Calgary

Former firefighters open coffee shop, raise money with roasts for wildfire evacuees

Two wildland firefighters first came to love brewing their own coffee by roasting it in while out in the field in Alberta. Now, they're opening their first coffee shop and roasterie in Calgary — and using the proceeds from the opening to support those impacted by Alberta's wildfires.

Pair used coffee as a morale booster while fighting fires. Now, they teach others how to roast it.

Jamie Parker and Mike Wenzlawe sit in front of Calgary Heritage Roasting Company's new coffee shop in southeast Calgary. The two former firefighters are donating proceeds from the shop's opening to wildfire evacuees. (Robinson Studios)

Two wildland firefighters first came to love brewing their own coffee by roasting it in while out in the field in Alberta.

Now, they're opening their first coffee shop and roasterie in Calgary — and using the proceeds from the opening to support those impacted by Alberta's wildfires.

"We were both wildland firefighters that learned to roast coffee in the bush in a cast iron pan, so wildfire and that whole community is really close to our heart — especially because it truly did help start the company. So with the recent and very early onset of wildfires we wanted to put some cause and effect to that and just try to help out," said Mike Wenzlawe, one of the co-founders of Calgary Heritage Roasting Co.

"We understand it's a long summer and that money is going to be needed at some point."

Wenzlawe was a unit crew firefighter for a season in Rocky Mountain House, and co-founder Jamie Parker was a rapel wildland firefighter for four years.

"It's the best job in the world," Wenzlawe said. "You create these lifelong bonds with people, and we've had so many of the guys actually come down today to support."

During the grand opening of the company's coffee shop in the C.C. Snowdon block in Ramsay on Saturday the air outside smelled of smoke — the city's air quality was rated as moderate risk, due to multiple out-of-control wildfires raging across the province.

Wenzlawe said Parker was a crew leader, and when they'd be out in the field for as many as 24 days at a time things would get a "little bit squirrely."

"Just being in the bush, getting beaten down by bugs and heat and all that kind of stuff. So he would use it as more of like a morale booster just for the guys. You sit down, roast up some coffee, brew it up, drink it and take some time for yourself." 

But the idea to turn the passion into their own business didn't come until about five years ago on a backpacking trip near Jasper National Park. 

"[We were just] sitting around the fire one night, drinking Alberta Premium from a plastic bottle because we're pretty classy guys that way and we're talking about this idea that nothing tastes better than when you're in the outdoors. You know, it's the smokie that rolls in the dirt and you pick it up and eat it and it tastes better than any filet mignon that you've ever had and that's largely due to the experience, the connection, the nostalgia that I think we as Albertans really identify with," he said.

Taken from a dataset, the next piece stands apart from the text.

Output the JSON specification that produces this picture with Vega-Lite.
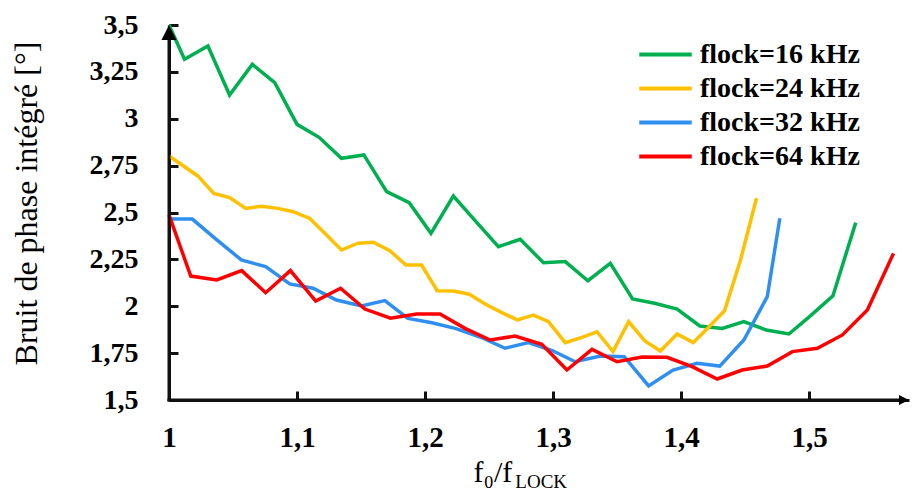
{
  "$schema": "https://vega.github.io/schema/vega-lite/v6.json",
  "width": 740,
  "height": 375,
  "autosize": {"type": "none"},
  "padding": {"left": 169, "top": 25, "right": 4, "bottom": 93},
  "background": "white",
  "config": {
    "view": {"stroke": null},
    "axis": {
      "grid": false,
      "labelFlush": false,
      "labelFont": "Liberation Serif",
      "labelFontWeight": "bold",
      "labelColor": "black",
      "titleFont": "Liberation Serif",
      "titleFontWeight": "normal",
      "titleColor": "black",
      "domain": true,
      "domainColor": "#111111",
      "domainWidth": 3,
      "ticks": true,
      "tickColor": "#111111",
      "tickWidth": 3,
      "tickSize": -9
    }
  },
  "datasets": {
    "series": [
      {"x": 1.000, "y": 3.500, "s": "flock=16 kHz"},
      {"x": 1.0121, "y": 3.317, "s": "flock=16 kHz"},
      {"x": 1.0304, "y": 3.388, "s": "flock=16 kHz"},
      {"x": 1.0473, "y": 3.127, "s": "flock=16 kHz"},
      {"x": 1.0651, "y": 3.290, "s": "flock=16 kHz"},
      {"x": 1.0826, "y": 3.192, "s": "flock=16 kHz"},
      {"x": 1.1000, "y": 2.970, "s": "flock=16 kHz"},
      {"x": 1.1172, "y": 2.901, "s": "flock=16 kHz"},
      {"x": 1.1347, "y": 2.789, "s": "flock=16 kHz"},
      {"x": 1.1522, "y": 2.807, "s": "flock=16 kHz"},
      {"x": 1.1700, "y": 2.611, "s": "flock=16 kHz"},
      {"x": 1.1876, "y": 2.552, "s": "flock=16 kHz"},
      {"x": 1.2046, "y": 2.389, "s": "flock=16 kHz"},
      {"x": 1.2221, "y": 2.588, "s": "flock=16 kHz"},
      {"x": 1.2398, "y": 2.451, "s": "flock=16 kHz"},
      {"x": 1.2573, "y": 2.318, "s": "flock=16 kHz"},
      {"x": 1.2743, "y": 2.357, "s": "flock=16 kHz"},
      {"x": 1.2925, "y": 2.232, "s": "flock=16 kHz"},
      {"x": 1.3095, "y": 2.238, "s": "flock=16 kHz"},
      {"x": 1.3272, "y": 2.136, "s": "flock=16 kHz"},
      {"x": 1.3447, "y": 2.229, "s": "flock=16 kHz"},
      {"x": 1.3621, "y": 2.039, "s": "flock=16 kHz"},
      {"x": 1.3793, "y": 2.016, "s": "flock=16 kHz"},
      {"x": 1.3969, "y": 1.985, "s": "flock=16 kHz"},
      {"x": 1.4146, "y": 1.895, "s": "flock=16 kHz"},
      {"x": 1.4321, "y": 1.882, "s": "flock=16 kHz"},
      {"x": 1.4490, "y": 1.918, "s": "flock=16 kHz"},
      {"x": 1.4665, "y": 1.873, "s": "flock=16 kHz"},
      {"x": 1.4842, "y": 1.852, "s": "flock=16 kHz"},
      {"x": 1.5012, "y": 1.950, "s": "flock=16 kHz"},
      {"x": 1.5186, "y": 2.056, "s": "flock=16 kHz"},
      {"x": 1.5364, "y": 2.446, "s": "flock=16 kHz"},

      {"x": 1.000, "y": 2.801, "s": "flock=24 kHz"},
      {"x": 1.0225, "y": 2.695, "s": "flock=24 kHz"},
      {"x": 1.0350, "y": 2.602, "s": "flock=24 kHz"},
      {"x": 1.0473, "y": 2.580, "s": "flock=24 kHz"},
      {"x": 1.0600, "y": 2.522, "s": "flock=24 kHz"},
      {"x": 1.0721, "y": 2.533, "s": "flock=24 kHz"},
      {"x": 1.0851, "y": 2.522, "s": "flock=24 kHz"},
      {"x": 1.0969, "y": 2.504, "s": "flock=24 kHz"},
      {"x": 1.1100, "y": 2.468, "s": "flock=24 kHz"},
      {"x": 1.1217, "y": 2.389, "s": "flock=24 kHz"},
      {"x": 1.1347, "y": 2.300, "s": "flock=24 kHz"},
      {"x": 1.1477, "y": 2.336, "s": "flock=24 kHz"},
      {"x": 1.1595, "y": 2.341, "s": "flock=24 kHz"},
      {"x": 1.1725, "y": 2.296, "s": "flock=24 kHz"},
      {"x": 1.1851, "y": 2.220, "s": "flock=24 kHz"},
      {"x": 1.1973, "y": 2.220, "s": "flock=24 kHz"},
      {"x": 1.2095, "y": 2.083, "s": "flock=24 kHz"},
      {"x": 1.2221, "y": 2.081, "s": "flock=24 kHz"},
      {"x": 1.2346, "y": 2.064, "s": "flock=24 kHz"},
      {"x": 1.2469, "y": 2.012, "s": "flock=24 kHz"},
      {"x": 1.2600, "y": 1.966, "s": "flock=24 kHz"},
      {"x": 1.2721, "y": 1.927, "s": "flock=24 kHz"},
      {"x": 1.2847, "y": 1.953, "s": "flock=24 kHz"},
      {"x": 1.2964, "y": 1.918, "s": "flock=24 kHz"},
      {"x": 1.3095, "y": 1.806, "s": "flock=24 kHz"},
      {"x": 1.3225, "y": 1.834, "s": "flock=24 kHz"},
      {"x": 1.3343, "y": 1.864, "s": "flock=24 kHz"},
      {"x": 1.3468, "y": 1.758, "s": "flock=24 kHz"},
      {"x": 1.3590, "y": 1.918, "s": "flock=24 kHz"},
      {"x": 1.3717, "y": 1.815, "s": "flock=24 kHz"},
      {"x": 1.3838, "y": 1.761, "s": "flock=24 kHz"},
      {"x": 1.3969, "y": 1.852, "s": "flock=24 kHz"},
      {"x": 1.4094, "y": 1.806, "s": "flock=24 kHz"},
      {"x": 1.4219, "y": 1.891, "s": "flock=24 kHz"},
      {"x": 1.4339, "y": 1.976, "s": "flock=24 kHz"},
      {"x": 1.4464, "y": 2.247, "s": "flock=24 kHz"},
      {"x": 1.4589, "y": 2.576, "s": "flock=24 kHz"},

      {"x": 1.000, "y": 2.465, "s": "flock=32 kHz"},
      {"x": 1.0182, "y": 2.465, "s": "flock=32 kHz"},
      {"x": 1.0369, "y": 2.357, "s": "flock=32 kHz"},
      {"x": 1.0565, "y": 2.247, "s": "flock=32 kHz"},
      {"x": 1.0755, "y": 2.211, "s": "flock=32 kHz"},
      {"x": 1.0943, "y": 2.119, "s": "flock=32 kHz"},
      {"x": 1.1125, "y": 2.096, "s": "flock=32 kHz"},
      {"x": 1.1308, "y": 2.033, "s": "flock=32 kHz"},
      {"x": 1.1504, "y": 2.001, "s": "flock=32 kHz"},
      {"x": 1.1686, "y": 2.030, "s": "flock=32 kHz"},
      {"x": 1.1866, "y": 1.935, "s": "flock=32 kHz"},
      {"x": 1.2054, "y": 1.912, "s": "flock=32 kHz"},
      {"x": 1.2242, "y": 1.881, "s": "flock=32 kHz"},
      {"x": 1.2430, "y": 1.836, "s": "flock=32 kHz"},
      {"x": 1.2625, "y": 1.776, "s": "flock=32 kHz"},
      {"x": 1.2808, "y": 1.806, "s": "flock=32 kHz"},
      {"x": 1.2993, "y": 1.764, "s": "flock=32 kHz"},
      {"x": 1.3173, "y": 1.704, "s": "flock=32 kHz"},
      {"x": 1.3369, "y": 1.735, "s": "flock=32 kHz"},
      {"x": 1.3556, "y": 1.731, "s": "flock=32 kHz"},
      {"x": 1.3746, "y": 1.575, "s": "flock=32 kHz"},
      {"x": 1.3937, "y": 1.660, "s": "flock=32 kHz"},
      {"x": 1.4125, "y": 1.696, "s": "flock=32 kHz"},
      {"x": 1.4302, "y": 1.681, "s": "flock=32 kHz"},
      {"x": 1.4490, "y": 1.820, "s": "flock=32 kHz"},
      {"x": 1.4673, "y": 2.051, "s": "flock=32 kHz"},
      {"x": 1.4771, "y": 2.469, "s": "flock=32 kHz"},

      {"x": 1.000, "y": 2.487, "s": "flock=64 kHz"},
      {"x": 1.0170, "y": 2.161, "s": "flock=64 kHz"},
      {"x": 1.0373, "y": 2.140, "s": "flock=64 kHz"},
      {"x": 1.0568, "y": 2.190, "s": "flock=64 kHz"},
      {"x": 1.0755, "y": 2.072, "s": "flock=64 kHz"},
      {"x": 1.0948, "y": 2.190, "s": "flock=64 kHz"},
      {"x": 1.1146, "y": 2.028, "s": "flock=64 kHz"},
      {"x": 1.1340, "y": 2.096, "s": "flock=64 kHz"},
      {"x": 1.1530, "y": 1.985, "s": "flock=64 kHz"},
      {"x": 1.1730, "y": 1.936, "s": "flock=64 kHz"},
      {"x": 1.1934, "y": 1.959, "s": "flock=64 kHz"},
      {"x": 1.2117, "y": 1.959, "s": "flock=64 kHz"},
      {"x": 1.2312, "y": 1.882, "s": "flock=64 kHz"},
      {"x": 1.2508, "y": 1.820, "s": "flock=64 kHz"},
      {"x": 1.2703, "y": 1.841, "s": "flock=64 kHz"},
      {"x": 1.2912, "y": 1.797, "s": "flock=64 kHz"},
      {"x": 1.3108, "y": 1.660, "s": "flock=64 kHz"},
      {"x": 1.3304, "y": 1.770, "s": "flock=64 kHz"},
      {"x": 1.3500, "y": 1.704, "s": "flock=64 kHz"},
      {"x": 1.3695, "y": 1.729, "s": "flock=64 kHz"},
      {"x": 1.3890, "y": 1.728, "s": "flock=64 kHz"},
      {"x": 1.4086, "y": 1.678, "s": "flock=64 kHz"},
      {"x": 1.4282, "y": 1.612, "s": "flock=64 kHz"},
      {"x": 1.4477, "y": 1.660, "s": "flock=64 kHz"},
      {"x": 1.4673, "y": 1.681, "s": "flock=64 kHz"},
      {"x": 1.4869, "y": 1.758, "s": "flock=64 kHz"},
      {"x": 1.5064, "y": 1.776, "s": "flock=64 kHz"},
      {"x": 1.5260, "y": 1.847, "s": "flock=64 kHz"},
      {"x": 1.5455, "y": 1.980, "s": "flock=64 kHz"},
      {"x": 1.5659, "y": 2.282, "s": "flock=64 kHz"}
    ],
    "axes": [
      {"x": 1, "y": 1.492, "g": "yaxis"}, {"x": 1, "y": 3.44, "g": "yaxis"},
      {"x": 0.9988, "y": 1.5, "g": "xaxis"}, {"x": 1.572, "y": 1.5, "g": "xaxis"}
    ]
  },
  "layer": [
    {
      "data": {"name": "series"},
      "mark": {"type": "line", "strokeWidth": 3.5, "strokeJoin": "miter"},
      "encoding": {
        "x": {
          "field": "x", "type": "quantitative",
          "scale": {"domain": [1, 1.578], "nice": false, "zero": false},
          "axis": {
            "values": [1, 1.1, 1.2, 1.3, 1.4, 1.5],
            "labelExpr": "replace(format(datum.value, '.2~f'), '.', ',')",
            "labelFontSize": 29,
            "labelPadding": 32,
            "title": "f₀/f",
            "titleFontSize": 30,
            "titleX": 304,
            "titleY": 81,
            "titleAlign": "left",
            "titleBaseline": "alphabetic"
          }
        },
        "y": {
          "field": "y", "type": "quantitative",
          "scale": {"domain": [1.5, 3.5], "nice": false, "zero": false},
          "axis": {
            "values": [1.5, 1.75, 2, 2.25, 2.5, 2.75, 3, 3.25, 3.5],
            "labelExpr": "replace(format(datum.value, '.2~f'), '.', ',')",
            "labelFontSize": 28,
            "labelPadding": 40,
            "title": "Bruit de phase intégré [°]",
            "titleFontSize": 32,
            "titleX": -126,
            "titleY": 178
          }
        },
        "color": {
          "field": "s", "type": "nominal",
          "scale": {
            "domain": ["flock=16 kHz", "flock=24 kHz", "flock=32 kHz", "flock=64 kHz"],
            "range": ["#00B050", "#FFC000", "#2F8FF0", "#FF0000"]
          },
          "legend": {
            "title": null,
            "orient": "none",
            "legendX": 477,
            "legendY": 10,
            "padding": 0,
            "symbolType": "M-1.5,0L1.5,0",
            "symbolSize": 1225,
            "symbolStrokeWidth": 4,
            "labelFont": "Liberation Serif",
            "labelFontWeight": "bold",
            "labelFontSize": 28,
            "labelColor": "black",
            "labelOffset": 15,
            "rowPadding": 0,
            "labelLimit": 400
          }
        }
      }
    },
    {
      "data": {"name": "axes"},
      "mark": {"type": "line", "color": "#111111", "strokeWidth": 3, "strokeCap": "butt"},
      "encoding": {
        "x": {"field": "x", "type": "quantitative"},
        "y": {"field": "y", "type": "quantitative"},
        "detail": {"field": "g", "type": "nominal"}
      }
    },
    {
      "data": {"values": [{}]},
      "mark": {"type": "point", "shape": "M0,0L-0.5,1L0.5,1Z", "size": 900, "filled": true, "color": "black", "opacity": 1},
      "encoding": {"x": {"datum": 1}, "y": {"datum": 3.5}}
    },
    {
      "data": {"values": [{}]},
      "mark": {"type": "point", "shape": "M0,0L-1,-0.5L-1,0.5Z", "size": 400, "filled": true, "color": "black", "opacity": 1},
      "encoding": {"x": {"datum": 1.578}, "y": {"datum": 1.5}}
    },
    {
      "data": {"values": [{}]},
      "mark": {"type": "text", "text": "LOCK", "font": "Liberation Serif", "fontSize": 19, "align": "left", "baseline": "alphabetic", "dy": 88, "color": "black"},
      "encoding": {"x": {"datum": 1.2705}, "y": {"datum": 1.5}}
    }
  ]
}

The pair brought on a friend's sister, Allie Sullivan-Lapp, who had a wider range of experience brewing coffee, and the company was born.

Calgary Heritage Roasting Co. is donating 100 per cent of proceeds from the shop's opening day on Saturday, from 8 a.m. until 7 p.m., to the Red Cross and will also be accepting donations on an ongoing basis.

The coffee shop, which also hosts live coffee roasting demonstrations, is located at 2020 11 Street S.E.